#### DESCRIPTION OF THE TASK:
Extract from the listing each line in which the word "this" appears.

#### DATASET EXCERPTS:
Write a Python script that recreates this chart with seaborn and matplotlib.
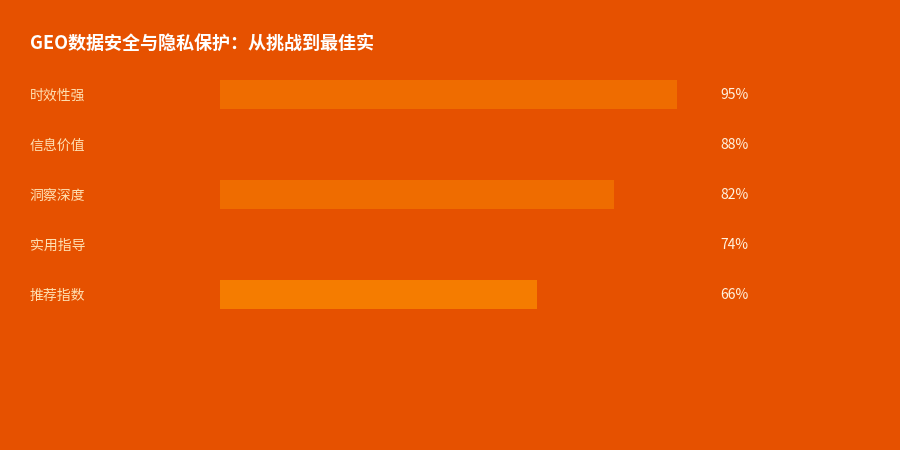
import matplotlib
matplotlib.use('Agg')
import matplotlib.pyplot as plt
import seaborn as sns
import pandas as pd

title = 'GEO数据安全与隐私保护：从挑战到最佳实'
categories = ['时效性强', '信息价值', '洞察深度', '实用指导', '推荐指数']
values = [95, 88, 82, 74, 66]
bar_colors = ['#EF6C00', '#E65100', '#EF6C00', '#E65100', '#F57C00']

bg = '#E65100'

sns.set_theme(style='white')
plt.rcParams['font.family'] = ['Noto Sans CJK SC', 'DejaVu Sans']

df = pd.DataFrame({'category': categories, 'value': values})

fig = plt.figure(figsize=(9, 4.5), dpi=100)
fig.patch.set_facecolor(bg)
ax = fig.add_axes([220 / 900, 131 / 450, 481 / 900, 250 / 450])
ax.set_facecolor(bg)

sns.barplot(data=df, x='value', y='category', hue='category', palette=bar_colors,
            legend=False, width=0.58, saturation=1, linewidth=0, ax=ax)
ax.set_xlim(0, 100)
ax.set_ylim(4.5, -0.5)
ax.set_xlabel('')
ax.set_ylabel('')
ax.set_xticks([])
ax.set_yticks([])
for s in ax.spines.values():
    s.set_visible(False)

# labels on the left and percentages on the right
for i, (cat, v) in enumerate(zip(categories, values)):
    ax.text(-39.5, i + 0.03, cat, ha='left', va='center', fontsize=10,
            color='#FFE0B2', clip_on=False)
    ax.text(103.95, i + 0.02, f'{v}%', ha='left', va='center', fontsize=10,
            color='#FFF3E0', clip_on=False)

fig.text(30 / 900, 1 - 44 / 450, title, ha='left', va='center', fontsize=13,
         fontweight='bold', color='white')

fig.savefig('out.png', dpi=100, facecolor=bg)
--
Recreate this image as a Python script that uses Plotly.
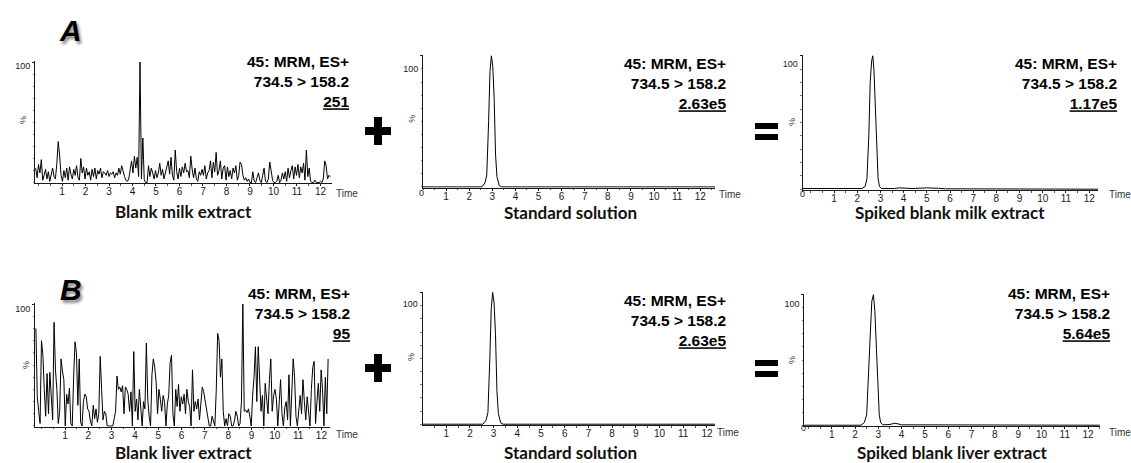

#### ANSWER IN FULL:
Write a Python script that recreates this chart with seaborn and matplotlib.
Recreate this image as a Python script that uses Plotly.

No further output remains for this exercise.